**The task**
Locate and copy all lines bearing the word "chart".
BEGIN Data section
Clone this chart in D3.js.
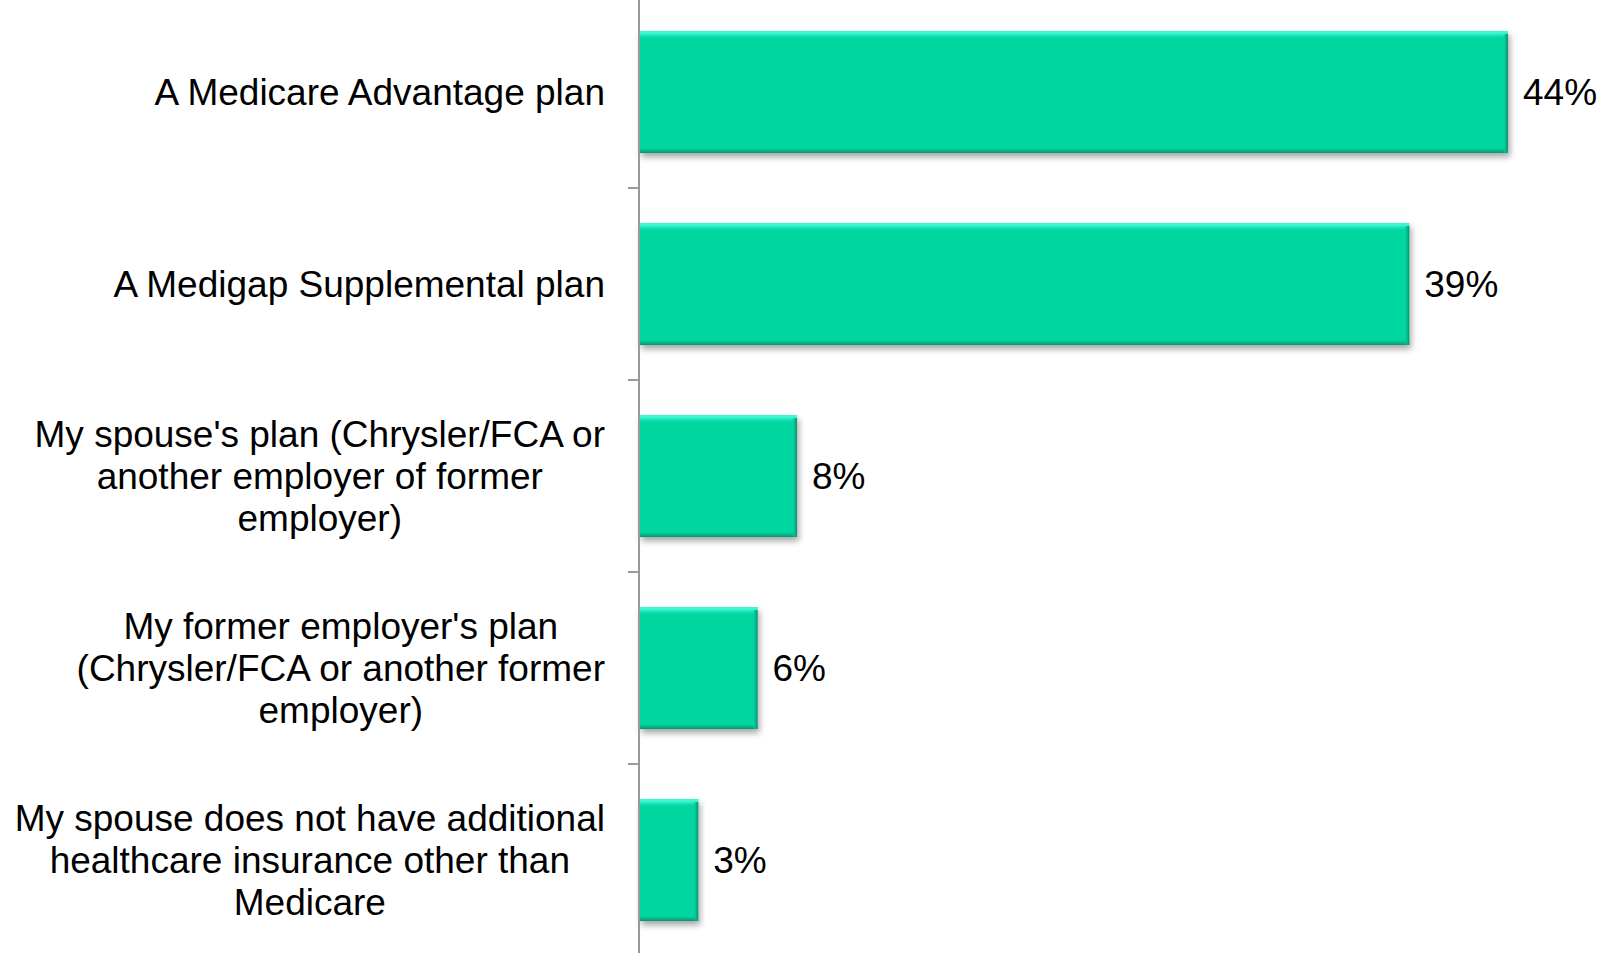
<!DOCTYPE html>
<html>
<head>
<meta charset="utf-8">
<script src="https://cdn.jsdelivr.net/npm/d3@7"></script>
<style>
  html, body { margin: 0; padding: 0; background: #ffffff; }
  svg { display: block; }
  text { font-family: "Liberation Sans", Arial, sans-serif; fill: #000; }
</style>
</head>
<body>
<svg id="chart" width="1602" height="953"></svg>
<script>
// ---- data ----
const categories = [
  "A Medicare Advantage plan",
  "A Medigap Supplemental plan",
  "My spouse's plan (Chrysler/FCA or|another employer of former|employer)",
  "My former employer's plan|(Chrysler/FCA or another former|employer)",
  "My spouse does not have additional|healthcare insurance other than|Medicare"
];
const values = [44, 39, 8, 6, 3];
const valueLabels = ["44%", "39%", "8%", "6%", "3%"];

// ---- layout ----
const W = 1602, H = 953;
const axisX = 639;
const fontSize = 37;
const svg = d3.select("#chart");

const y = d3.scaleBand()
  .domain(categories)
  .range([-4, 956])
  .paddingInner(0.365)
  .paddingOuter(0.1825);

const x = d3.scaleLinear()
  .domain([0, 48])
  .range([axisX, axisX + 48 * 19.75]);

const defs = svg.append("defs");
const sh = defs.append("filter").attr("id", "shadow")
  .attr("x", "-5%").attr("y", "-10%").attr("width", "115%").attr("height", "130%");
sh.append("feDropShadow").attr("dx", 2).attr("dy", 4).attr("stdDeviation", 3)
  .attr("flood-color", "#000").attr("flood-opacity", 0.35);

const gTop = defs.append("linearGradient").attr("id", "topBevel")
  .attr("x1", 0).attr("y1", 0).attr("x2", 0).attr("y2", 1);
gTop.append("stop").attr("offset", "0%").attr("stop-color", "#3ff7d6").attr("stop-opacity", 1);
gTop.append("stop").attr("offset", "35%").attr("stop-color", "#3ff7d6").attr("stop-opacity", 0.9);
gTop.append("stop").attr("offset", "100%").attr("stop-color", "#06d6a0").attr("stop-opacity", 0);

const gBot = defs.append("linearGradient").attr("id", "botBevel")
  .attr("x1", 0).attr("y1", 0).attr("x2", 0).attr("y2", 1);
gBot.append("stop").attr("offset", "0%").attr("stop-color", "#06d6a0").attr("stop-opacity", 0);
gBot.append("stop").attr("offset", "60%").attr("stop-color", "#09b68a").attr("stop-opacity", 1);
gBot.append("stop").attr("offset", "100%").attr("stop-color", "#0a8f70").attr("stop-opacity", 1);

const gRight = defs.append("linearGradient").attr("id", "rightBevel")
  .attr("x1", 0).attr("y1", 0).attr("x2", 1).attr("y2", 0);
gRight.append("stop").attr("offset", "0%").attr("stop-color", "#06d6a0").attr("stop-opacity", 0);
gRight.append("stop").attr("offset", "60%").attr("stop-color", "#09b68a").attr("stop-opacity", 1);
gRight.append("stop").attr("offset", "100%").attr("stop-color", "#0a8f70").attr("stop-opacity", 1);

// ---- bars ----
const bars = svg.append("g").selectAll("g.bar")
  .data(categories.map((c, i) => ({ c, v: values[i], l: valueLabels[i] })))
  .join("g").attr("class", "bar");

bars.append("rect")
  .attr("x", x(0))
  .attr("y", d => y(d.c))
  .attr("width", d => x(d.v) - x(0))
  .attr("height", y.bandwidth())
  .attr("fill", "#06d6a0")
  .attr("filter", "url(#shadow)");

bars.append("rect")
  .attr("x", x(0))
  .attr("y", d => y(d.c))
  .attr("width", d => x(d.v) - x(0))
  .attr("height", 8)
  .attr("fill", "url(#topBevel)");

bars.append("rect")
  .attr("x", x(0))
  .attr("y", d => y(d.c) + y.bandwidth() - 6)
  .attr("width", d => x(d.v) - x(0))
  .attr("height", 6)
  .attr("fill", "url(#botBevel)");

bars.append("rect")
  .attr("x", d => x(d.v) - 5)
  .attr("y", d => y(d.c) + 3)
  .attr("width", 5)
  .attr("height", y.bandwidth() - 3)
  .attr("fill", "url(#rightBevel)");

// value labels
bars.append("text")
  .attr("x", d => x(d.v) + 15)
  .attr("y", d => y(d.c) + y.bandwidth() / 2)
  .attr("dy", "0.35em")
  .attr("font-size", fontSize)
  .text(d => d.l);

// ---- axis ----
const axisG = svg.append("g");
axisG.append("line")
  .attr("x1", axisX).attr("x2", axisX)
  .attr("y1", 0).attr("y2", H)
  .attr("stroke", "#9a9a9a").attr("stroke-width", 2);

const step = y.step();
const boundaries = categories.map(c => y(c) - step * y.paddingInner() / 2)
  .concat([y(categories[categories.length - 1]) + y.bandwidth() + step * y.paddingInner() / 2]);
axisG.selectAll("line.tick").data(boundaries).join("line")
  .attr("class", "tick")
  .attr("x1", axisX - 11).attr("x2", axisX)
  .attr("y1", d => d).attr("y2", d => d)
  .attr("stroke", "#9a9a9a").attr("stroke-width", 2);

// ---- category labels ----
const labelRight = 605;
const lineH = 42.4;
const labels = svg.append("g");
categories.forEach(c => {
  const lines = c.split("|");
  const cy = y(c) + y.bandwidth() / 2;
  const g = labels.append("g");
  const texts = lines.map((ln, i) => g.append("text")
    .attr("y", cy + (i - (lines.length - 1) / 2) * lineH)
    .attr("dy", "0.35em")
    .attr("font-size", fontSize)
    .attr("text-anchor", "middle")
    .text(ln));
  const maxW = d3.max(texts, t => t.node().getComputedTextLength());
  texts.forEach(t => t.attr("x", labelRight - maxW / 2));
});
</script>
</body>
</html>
END Data section
**Result for this task**
Clone this chart in D3.js.
<svg id="chart" width="1602" height="953"></svg>
const svg = d3.select("#chart");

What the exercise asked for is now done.